Reproduce the first line and every line after it, exactly, through the one containing "const categoriesB: (string". Leave out the rest.
======== SUPPLIED DATA
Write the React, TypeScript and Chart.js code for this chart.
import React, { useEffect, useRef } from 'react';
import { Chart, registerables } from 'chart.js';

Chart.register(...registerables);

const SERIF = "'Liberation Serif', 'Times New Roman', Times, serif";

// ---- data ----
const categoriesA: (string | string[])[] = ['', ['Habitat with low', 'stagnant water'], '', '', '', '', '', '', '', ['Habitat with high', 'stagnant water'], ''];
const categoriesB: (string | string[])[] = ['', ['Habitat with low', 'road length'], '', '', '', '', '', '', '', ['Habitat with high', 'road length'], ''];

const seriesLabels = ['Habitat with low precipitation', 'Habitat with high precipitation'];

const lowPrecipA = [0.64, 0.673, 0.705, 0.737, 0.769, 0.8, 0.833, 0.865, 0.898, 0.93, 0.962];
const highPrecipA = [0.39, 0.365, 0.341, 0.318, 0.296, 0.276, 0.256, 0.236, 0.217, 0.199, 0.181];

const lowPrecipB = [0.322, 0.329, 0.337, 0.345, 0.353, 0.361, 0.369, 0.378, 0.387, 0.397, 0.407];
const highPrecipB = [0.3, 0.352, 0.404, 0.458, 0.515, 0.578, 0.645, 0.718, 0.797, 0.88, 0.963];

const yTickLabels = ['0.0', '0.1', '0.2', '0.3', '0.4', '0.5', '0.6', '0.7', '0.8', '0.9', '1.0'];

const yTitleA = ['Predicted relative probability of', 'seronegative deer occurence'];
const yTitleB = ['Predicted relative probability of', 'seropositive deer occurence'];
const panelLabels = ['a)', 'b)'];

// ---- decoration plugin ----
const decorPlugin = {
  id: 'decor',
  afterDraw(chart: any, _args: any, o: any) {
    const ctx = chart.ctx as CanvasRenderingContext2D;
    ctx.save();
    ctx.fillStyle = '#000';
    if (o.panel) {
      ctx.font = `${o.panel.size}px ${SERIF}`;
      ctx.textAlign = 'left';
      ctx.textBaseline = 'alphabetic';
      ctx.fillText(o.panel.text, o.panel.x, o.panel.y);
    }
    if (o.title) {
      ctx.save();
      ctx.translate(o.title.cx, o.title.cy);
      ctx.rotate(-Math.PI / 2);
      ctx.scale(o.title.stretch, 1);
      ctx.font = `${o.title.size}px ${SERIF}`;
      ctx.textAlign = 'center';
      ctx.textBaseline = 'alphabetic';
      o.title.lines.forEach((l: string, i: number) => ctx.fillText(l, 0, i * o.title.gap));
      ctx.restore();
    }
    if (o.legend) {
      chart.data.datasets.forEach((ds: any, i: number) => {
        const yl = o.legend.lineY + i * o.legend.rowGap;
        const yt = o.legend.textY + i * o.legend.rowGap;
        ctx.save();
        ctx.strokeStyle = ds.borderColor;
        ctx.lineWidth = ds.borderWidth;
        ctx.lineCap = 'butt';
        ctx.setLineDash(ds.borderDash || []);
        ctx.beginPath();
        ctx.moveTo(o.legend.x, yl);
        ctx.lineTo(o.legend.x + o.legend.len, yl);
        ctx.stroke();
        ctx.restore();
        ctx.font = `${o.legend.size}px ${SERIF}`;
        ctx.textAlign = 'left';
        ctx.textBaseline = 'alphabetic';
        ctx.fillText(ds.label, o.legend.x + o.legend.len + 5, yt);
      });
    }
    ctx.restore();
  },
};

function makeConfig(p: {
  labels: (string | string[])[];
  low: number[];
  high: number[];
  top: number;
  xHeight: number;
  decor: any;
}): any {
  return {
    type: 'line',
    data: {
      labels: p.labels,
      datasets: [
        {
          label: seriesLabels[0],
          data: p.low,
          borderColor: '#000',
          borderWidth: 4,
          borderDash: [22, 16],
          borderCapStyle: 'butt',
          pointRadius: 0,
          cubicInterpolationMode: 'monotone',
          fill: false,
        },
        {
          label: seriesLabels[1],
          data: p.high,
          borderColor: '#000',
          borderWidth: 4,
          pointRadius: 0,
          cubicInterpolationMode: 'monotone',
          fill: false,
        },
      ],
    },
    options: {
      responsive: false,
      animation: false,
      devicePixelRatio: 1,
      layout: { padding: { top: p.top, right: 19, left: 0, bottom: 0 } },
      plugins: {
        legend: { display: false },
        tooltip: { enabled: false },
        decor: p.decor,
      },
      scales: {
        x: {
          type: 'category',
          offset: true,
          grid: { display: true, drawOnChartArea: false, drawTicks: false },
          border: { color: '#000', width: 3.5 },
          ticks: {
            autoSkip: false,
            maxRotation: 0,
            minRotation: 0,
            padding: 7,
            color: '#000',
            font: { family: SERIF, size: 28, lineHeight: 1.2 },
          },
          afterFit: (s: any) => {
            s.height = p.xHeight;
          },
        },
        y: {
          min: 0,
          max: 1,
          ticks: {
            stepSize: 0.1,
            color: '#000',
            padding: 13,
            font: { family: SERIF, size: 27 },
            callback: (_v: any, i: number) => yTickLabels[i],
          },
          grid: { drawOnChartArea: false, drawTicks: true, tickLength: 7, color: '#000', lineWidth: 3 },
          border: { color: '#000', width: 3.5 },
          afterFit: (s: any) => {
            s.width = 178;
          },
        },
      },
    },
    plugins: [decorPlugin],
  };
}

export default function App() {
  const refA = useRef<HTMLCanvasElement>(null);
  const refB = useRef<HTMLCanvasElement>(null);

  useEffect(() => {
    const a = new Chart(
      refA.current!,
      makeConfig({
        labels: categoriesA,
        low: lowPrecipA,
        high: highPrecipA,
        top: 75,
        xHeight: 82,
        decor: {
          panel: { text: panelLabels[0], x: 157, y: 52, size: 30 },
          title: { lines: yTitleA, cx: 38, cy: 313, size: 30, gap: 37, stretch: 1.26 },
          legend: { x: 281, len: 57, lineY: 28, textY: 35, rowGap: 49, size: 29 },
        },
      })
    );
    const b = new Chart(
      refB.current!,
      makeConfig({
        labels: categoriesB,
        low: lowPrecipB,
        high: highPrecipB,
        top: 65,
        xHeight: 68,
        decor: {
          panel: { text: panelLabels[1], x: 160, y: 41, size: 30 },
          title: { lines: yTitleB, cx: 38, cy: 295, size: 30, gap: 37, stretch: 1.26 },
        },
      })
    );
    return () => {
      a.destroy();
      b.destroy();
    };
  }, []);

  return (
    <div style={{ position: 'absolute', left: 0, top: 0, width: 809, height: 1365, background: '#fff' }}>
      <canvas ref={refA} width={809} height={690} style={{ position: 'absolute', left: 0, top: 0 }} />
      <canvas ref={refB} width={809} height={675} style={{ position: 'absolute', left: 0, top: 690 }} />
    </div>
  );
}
================
TASK ANSWER:
Write the React, TypeScript and Chart.js code for this chart.
import React, { useEffect, useRef } from 'react';
import { Chart, registerables } from 'chart.js';

Chart.register(...registerables);

const SERIF = "'Liberation Serif', 'Times New Roman', Times, serif";

// ---- data ----
const categoriesA: (string | string[])[] = ['', ['Habitat with low', 'stagnant water'], '', '', '', '', '', '', '', ['Habitat with high', 'stagnant water'], ''];
const categoriesB: (string | string[])[] = ['', ['Habitat with low', 'road length'], '', '', '', '', '', '', '', ['Habitat with high', 'road length'], ''];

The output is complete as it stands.